Saturday, May 23, 2009

Braille

We all know what Braille is but most of us know very little about it. Louis Braille, a Frenchman, lost sight in one eye at the age of three when he stabbed himself in the eye with one of his father's workshop tools (I blame the parents!). He lost the sight in his other eye due to a bizarre condition called Sympathetic Ophthalmia, which is an inflammation of both eyes following injury to one of them. It's like the second eye basically swells up in sympathy! During his time at National Institute for the Blind in Paris he developed a system of six raised dots, which he finished at age 15. He released a booked titled "Method of Writing Words, Music, and Plain Songs by Means of Dots, for Use by the Blind and Arranged for Them" in 1829. Louis died in 1852, aged 43, and it wasn't until two years after his death that his invention was officially recognized.

The Braille system has six dots, arranged in a rectangle 2 dots across by three dots down. Letters are made up by the existence or absence of a dot in the six locations, allowing 64 unique characters to be displayed. In English, Braille can code the alphabet, punctuation, and some commonly used double letter and word codes (such as "th" and "and"). Strangely, numbers require a specific character to proceed the next character, which is then followed by one of the first 10 letters of the alphabet, and "A" corresponds to "1 ", "B" to "2" and so on, until "J" which corresponds to "0". Different character sets are used to code music symbols and mathematical characters.

The system of using characters and giving them an "on" or "off" value makes Braille the very first binary form of encoding characters, similar to the ASCII and Unicode character sets used by computers today. Despite being French, Braille was 150 years ahead of his time!

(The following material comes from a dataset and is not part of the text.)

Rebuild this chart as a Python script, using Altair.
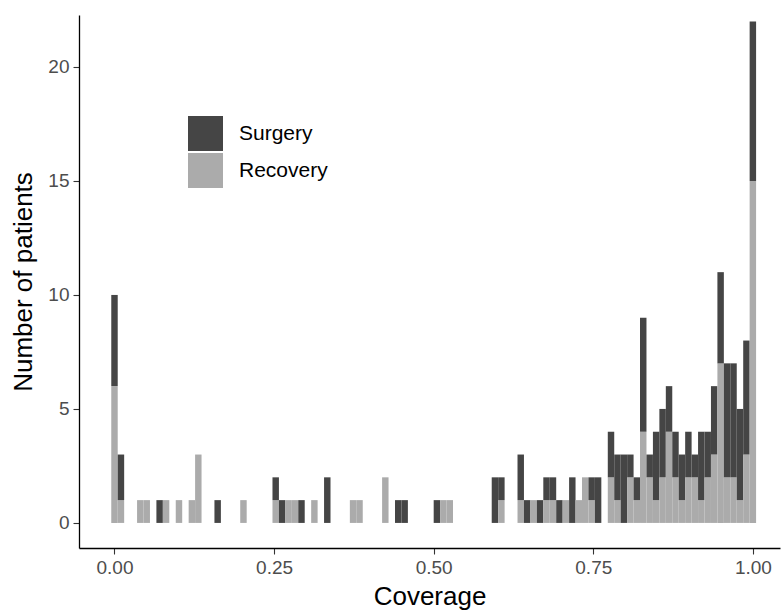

What I really want to know (and I'm interested in your feedback on this) is: how do blind people know where to look for writing in Braille? It is fair enough to use it in books and on medicine containers etc, but when out and about do they just feel their way over the whole surface of a door in the vain hope of finding a dimpled plaque? If they are with somebody with vision they can show them where the Braille is located, although they would be quicker just telling them what it says.